Aim »
Any pictures in the records below must be left out when you repeat the lines from the line containing "Recreate this image" through the line containing "(0,0) rectangle (972,518);" exactly.

Figure scripts
***

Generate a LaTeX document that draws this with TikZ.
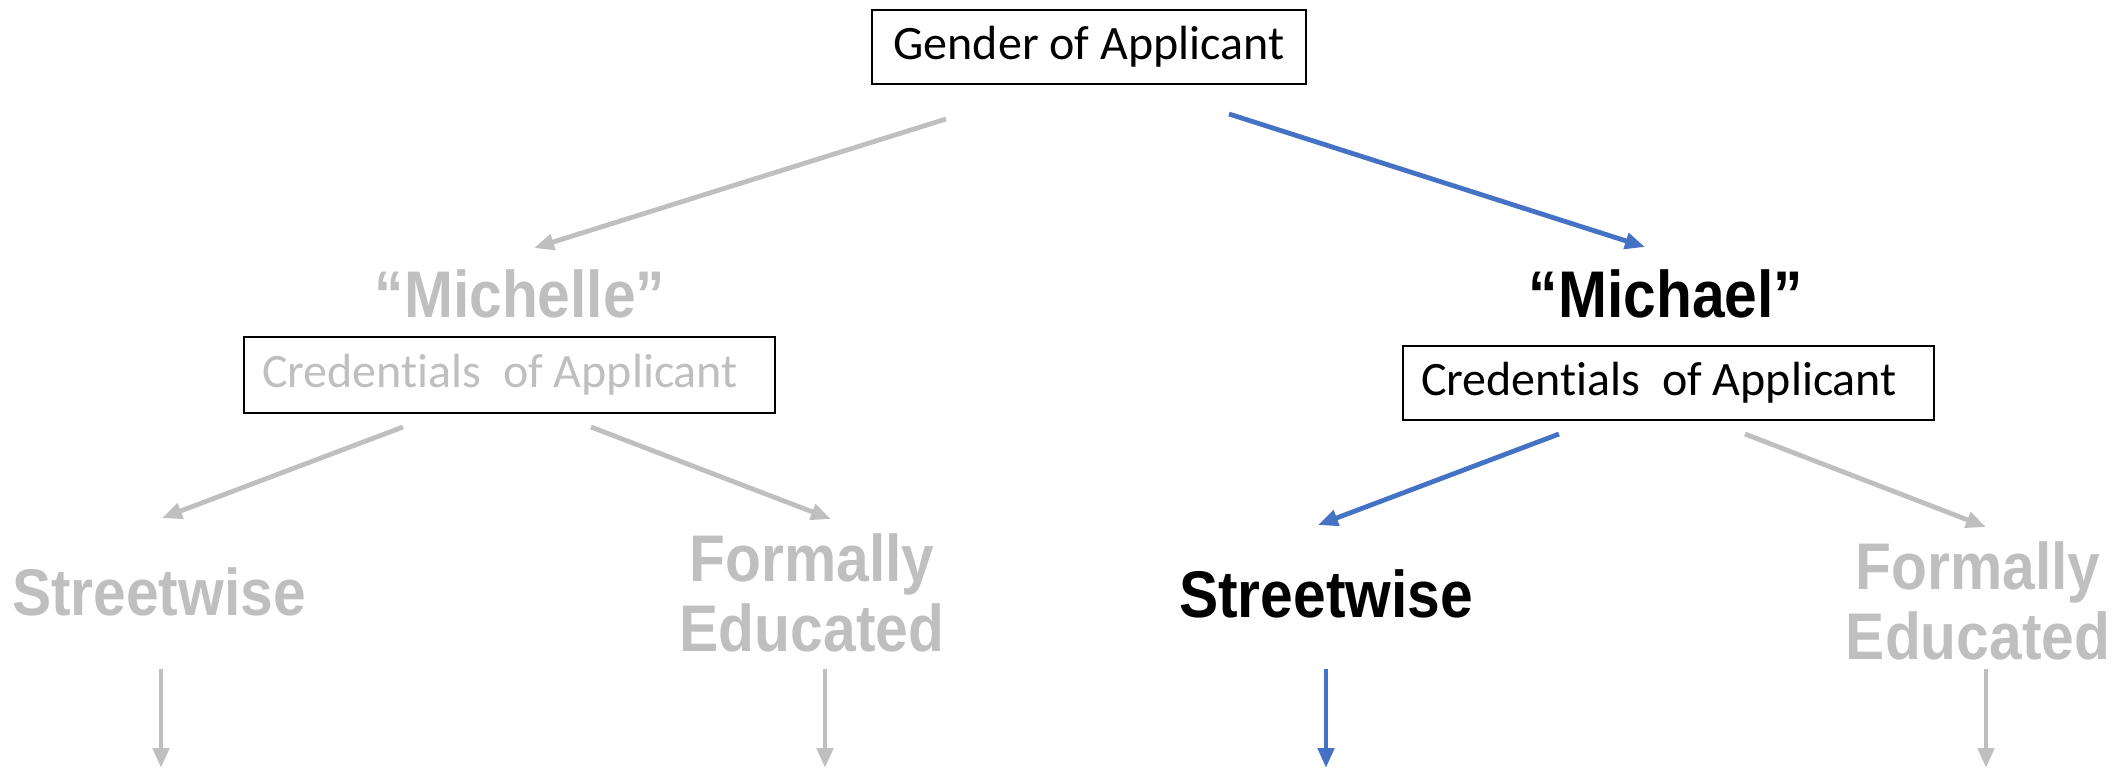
\documentclass[tikz,border=0pt]{standalone}
\usepackage{fontspec}
\setmainfont{Carlito}[Ligatures=NoCommon]
\newfontfamily\labelfont[FakeStretch=0.89]{Liberation Sans}
\usetikzlibrary{arrows.meta,positioning}
\usepackage{xcolor}
\definecolor{chosencolor}{RGB}{68,114,196}
\definecolor{ignoredcolor}{RGB}{191,191,191}

\begin{document}
\begin{tikzpicture}[
    x=0.5pt, y=-0.5pt,
    boxnode/.style={rectangle, draw=black, line width=1pt, minimum width=217pt, minimum height=37pt, inner sep=0pt, font=\fontsize{24}{28}\selectfont},
    labelnode/.style={align=center, inner sep=0pt, font=\labelfont\bfseries\fontsize{33}{35}\selectfont},
    chosenlabel/.style={labelnode, text=black},
    ignoredlabel/.style={labelnode, text=ignoredcolor},
    arrow/.style={-{Triangle[length=10pt,width=8pt]}, line width=2.4pt},
    chosenarrow/.style={arrow, chosencolor},
    ignoredarrow/.style={arrow, ignoredcolor}
]
\useasboundingbox (0,0) rectangle (2120,771);

% Root question
\node[boxnode] (gender) at (1089,47) {Gender of Applicant};

% Names
\node[ignoredlabel] (michelle) at (520,294) {“Michelle”};
\node[chosenlabel] (michael) at (1666,294) {“Michael”};

% Second question
\node[boxnode, minimum width=265.5pt, minimum height=38pt, text=ignoredcolor] (credL) at (509,375) {Credentials\ \ of Applicant\kern9pt};
\node[boxnode, minimum width=265.5pt] (credR) at (1668,383) {Credentials\ \ of Applicant\kern9pt};

% Leaves
\node[ignoredlabel] (streetL) at (159,592) {Streetwise};
\node[ignoredlabel] (formalL) at (812,593) {Formally\\Educated};
\node[chosenlabel] (streetR) at (1326,594) {Streetwise};
\node[ignoredlabel] (formalR) at (1978,601) {Formally\\Educated};

% Loose ends at the bottom
\coordinate (outSL) at (161,768);
\coordinate (outFL) at (825,768);
\coordinate (outSR) at (1326,768);
\coordinate (outFR) at (1986,768);

% Arrows
\draw[ignoredarrow] ([shift={(-143,72)}]gender.center) -- ([shift={(14,-46)}]michelle.center);
\draw[chosenarrow] ([shift={(140,67)}]gender.center) -- ([shift={(-21,-47)}]michael.center);

\draw[ignoredarrow] ([shift={(-106,52)}]credL.center) -- ([shift={(3,-74)}]streetL.center);
\draw[ignoredarrow] ([shift={(82,52)}]credL.center) -- ([shift={(19,-74)}]formalL.center);
\draw[chosenarrow] ([shift={(-109,51)}]credR.center) -- ([shift={(-8,-69)}]streetR.center);
\draw[ignoredarrow] ([shift={(77,51)}]credR.center) -- ([shift={(8,-74)}]formalR.center);

\draw[ignoredarrow] ([shift={(2,77)}]streetL.center) -- (outSL);
\draw[ignoredarrow] ([shift={(13,76)}]formalL.center) -- (outFL);
\draw[chosenarrow] ([shift={(0,75)}]streetR.center) -- (outSR);
\draw[ignoredarrow] ([shift={(8,68)}]formalR.center) -- (outFR);

\end{tikzpicture}
\end{document}
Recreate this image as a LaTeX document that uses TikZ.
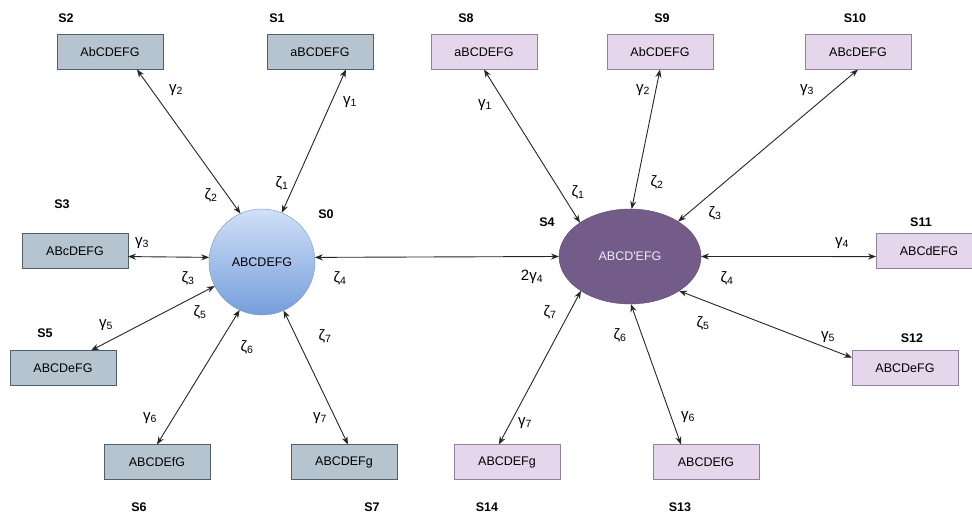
\documentclass[tikz,border=0pt]{standalone}
\usepackage{fontspec}
\setmainfont{Liberation Sans}
\usetikzlibrary{arrows.meta, positioning, shapes.geometric}
\usepackage{xcolor}

\definecolor{slatefill}{RGB}{181,196,207}
\definecolor{slateedge}{RGB}{80,95,108}
\definecolor{lilacfill}{RGB}{229,214,235}
\definecolor{lilacedge}{RGB}{145,128,158}
\definecolor{plumfill}{RGB}{116,92,138}
\definecolor{plumedge}{RGB}{92,70,112}
\definecolor{skytop}{RGB}{208,224,247}
\definecolor{skybottom}{RGB}{118,158,220}
\definecolor{skyedge}{RGB}{120,150,198}

\newcommand{\gcoef}[1]{γ\textsubscript{#1}}
\newcommand{\zcoef}[1]{ζ\textsubscript{#1}}

\tikzset{
  slatebox/.style={draw=slateedge, fill=slatefill, minimum width=106pt, minimum height=35pt,
    inner sep=0pt, outer sep=0pt, font=\fontsize{12.5}{14}\selectfont},
  lilacbox/.style={slatebox, draw=lilacedge, fill=lilacfill},
  tag/.style={font=\fontsize{12.5}{14}\selectfont\bfseries},
  coef/.style={font=\fontsize{15}{17}\selectfont},
  link/.style={{Stealth[length=8pt,width=6pt]}-{Stealth[length=8pt,width=6pt]}, draw=black!85, line width=0.9pt},
}

\begin{document}
\begin{tikzpicture}[x=1pt, y=-1pt]
    \useasboundingbox[fill=white] (0,0) rectangle (972,518);

    % Central factors
    \node[circle, draw=skyedge, top color=skytop, bottom color=skybottom, minimum size=106pt,
      inner sep=0pt, outer sep=0pt, font=\fontsize{12.5}{14}\selectfont] (s0) at (262,262) {ABCDEFG};
    \node[ellipse, draw=plumedge, fill=plumfill, minimum width=142pt, minimum height=95pt,
      inner sep=0pt, outer sep=0pt, text=white!88!plumfill, font=\fontsize{12.5}{14}\selectfont]
      (s4) at (630,256.5) {ABCD\textquotesingle EFG};

    % Left indicators
    \node[slatebox] (s2) at (110,52) {AbCDEFG};
    \node[slatebox] (s1) at (320,52) {aBCDEFG};
    \node[slatebox] (s3) at (75,251) {ABcDEFG};
    \node[slatebox] (s5) at (63,368) {ABCDeFG};
    \node[slatebox] (s6) at (157,462) {ABCDEfG};
    \node[slatebox] (s7) at (344,462) {ABCDEFg};

    % Right indicators
    \node[lilacbox] (s8) at (484,52) {aBCDEFG};
    \node[lilacbox] (s9) at (660,52) {AbCDEFG};
    \node[lilacbox] (s10) at (858,52) {ABcDEFG};
    \node[lilacbox] (s11) at (929,251) {ABCdEFG};
    \node[lilacbox] (s12) at (905,368) {ABCDeFG};
    \node[lilacbox] (s13) at (706,462) {ABCDEfG};
    \node[lilacbox] (s14) at (507,462) {ABCDEFg};

    % Tags
    \node[tag] (t2) at (66,18) {S2};
    \node[tag] (t1) at (277,18) {S1};
    \node[tag] (t3) at (62,204) {S3};
    \node[tag] (t0) at (326,214) {S0};
    \node[tag] (t5) at (45,333) {S5};
    \node[tag] (t6) at (139,507) {S6};
    \node[tag] (t7) at (372,507) {S7};
    \node[tag] (t8) at (466,18) {S8};
    \node[tag] (t9) at (662,18) {S9};
    \node[tag] (t10) at (855,18) {S10};
    \node[tag] (t4) at (547,222) {S4};
    \node[tag] (t11) at (921,222) {S11};
    \node[tag] (t12) at (912,338) {S12};
    \node[tag] (t14) at (487,507) {S14};
    \node[tag] (t13) at (680,507) {S13};

    % Links
    \draw[link] (s2.-33) -- (s0.114);
    \draw[link] (s1.-34) -- (s0.68);
    \draw[link] (s3.-6) -- (s0.175);
    \draw[link] (s5.32) -- (s0.207);
    \draw[link] (s6.north) -- (s0.245);
    \draw[link] (s7.77) -- (s0.294);
    \draw[link] (s0.5) -- (s4.west);
    \draw[link] (s8.south) -- (s4.146);
    \draw[link] (s9.south) -- (s4.88);
    \draw[link] (s10.south) -- (s4.36);
    \draw[link] (s11.186) -- (s4.east);
    \draw[link] (s12.169) -- (s4.-35);
    \draw[link] (s13.145) -- (s4.-89);
    \draw[link] (s14.115) -- (s4.215);

    % Coefficients, left
    \node[coef] (g2) at (176,90) {\gcoef{2}};
    \node[coef] (g1) at (350,102) {\gcoef{1}};
    \node[coef] (z2) at (211,195) {\zcoef{2}};
    \node[coef] (z1) at (282,183) {\zcoef{1}};
    \node[coef] (g3) at (142,243) {\gcoef{3}};
    \node[coef] (z3) at (188,278) {\zcoef{3}};
    \node[coef] (z4) at (340,278) {\zcoef{4}};
    \node[coef] (z5) at (200,312) {\zcoef{5}};
    \node[coef] (g5) at (106,325) {\gcoef{5}};
    \node[coef] (z6) at (247,347) {\zcoef{6}};
    \node[coef] (z7) at (325,336) {\zcoef{7}};
    \node[coef] (g6) at (150,418) {\gcoef{6}};
    \node[coef] (g7) at (320,418) {\gcoef{7}};

    % Coefficients, right
    \node[coef] (h1) at (485,105) {\gcoef{1}};
    \node[coef] (h2) at (643,90) {\gcoef{2}};
    \node[coef] (h3) at (807,90) {\gcoef{3}};
    \node[coef] (y1) at (578,192) {\zcoef{1}};
    \node[coef] (y2) at (657,182) {\zcoef{2}};
    \node[coef] (y3) at (715,213) {\zcoef{3}};
    \node[coef] (h4) at (842,243) {\gcoef{4}};
    \node[coef] (h0) at (532,277) {2\gcoef{4}};
    \node[coef] (y4) at (727,278) {\zcoef{4}};
    \node[coef] (y5) at (703,323) {\zcoef{5}};
    \node[coef] (h5) at (828,337) {\gcoef{5}};
    \node[coef] (y7) at (550,312) {\zcoef{7}};
    \node[coef] (y6) at (620,335) {\zcoef{6}};
    \node[coef] (h7) at (525,423) {\gcoef{7}};
    \node[coef] (h6) at (688,417) {\gcoef{6}};
\end{tikzpicture}
\end{document}
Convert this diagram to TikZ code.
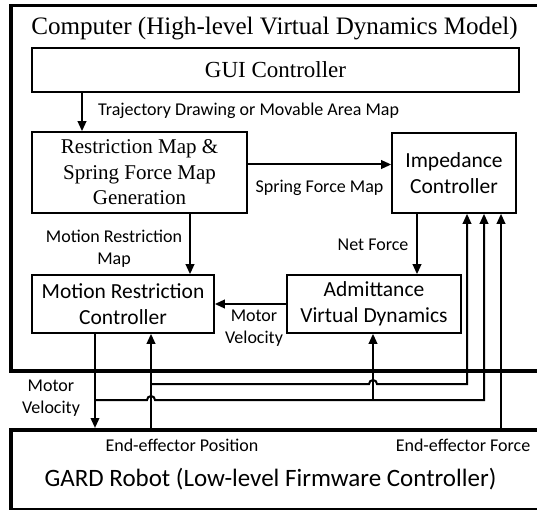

***

Reply to the exercise »
Recreate this image as a LaTeX document that uses TikZ.
\documentclass[tikz,border=0pt]{standalone}
\usepackage{fontspec}
\setmainfont{Liberation Sans}
\usetikzlibrary{arrows.meta, positioning, shapes.geometric}
\usepackage{xcolor}

\definecolor{slatefill}{RGB}{181,196,207}
\definecolor{slateedge}{RGB}{80,95,108}
\definecolor{lilacfill}{RGB}{229,214,235}
\definecolor{lilacedge}{RGB}{145,128,158}
\definecolor{plumfill}{RGB}{116,92,138}
\definecolor{plumedge}{RGB}{92,70,112}
\definecolor{skytop}{RGB}{208,224,247}
\definecolor{skybottom}{RGB}{118,158,220}
\definecolor{skyedge}{RGB}{120,150,198}

\newcommand{\gcoef}[1]{γ\textsubscript{#1}}
\newcommand{\zcoef}[1]{ζ\textsubscript{#1}}

\tikzset{
  slatebox/.style={draw=slateedge, fill=slatefill, minimum width=106pt, minimum height=35pt,
    inner sep=0pt, outer sep=0pt, font=\fontsize{12.5}{14}\selectfont},
  lilacbox/.style={slatebox, draw=lilacedge, fill=lilacfill},
  tag/.style={font=\fontsize{12.5}{14}\selectfont\bfseries},
  coef/.style={font=\fontsize{15}{17}\selectfont},
  link/.style={{Stealth[length=8pt,width=6pt]}-{Stealth[length=8pt,width=6pt]}, draw=black!85, line width=0.9pt},
}

\begin{document}
\begin{tikzpicture}[x=1pt, y=-1pt]
    \useasboundingbox[fill=white] (0,0) rectangle (972,518);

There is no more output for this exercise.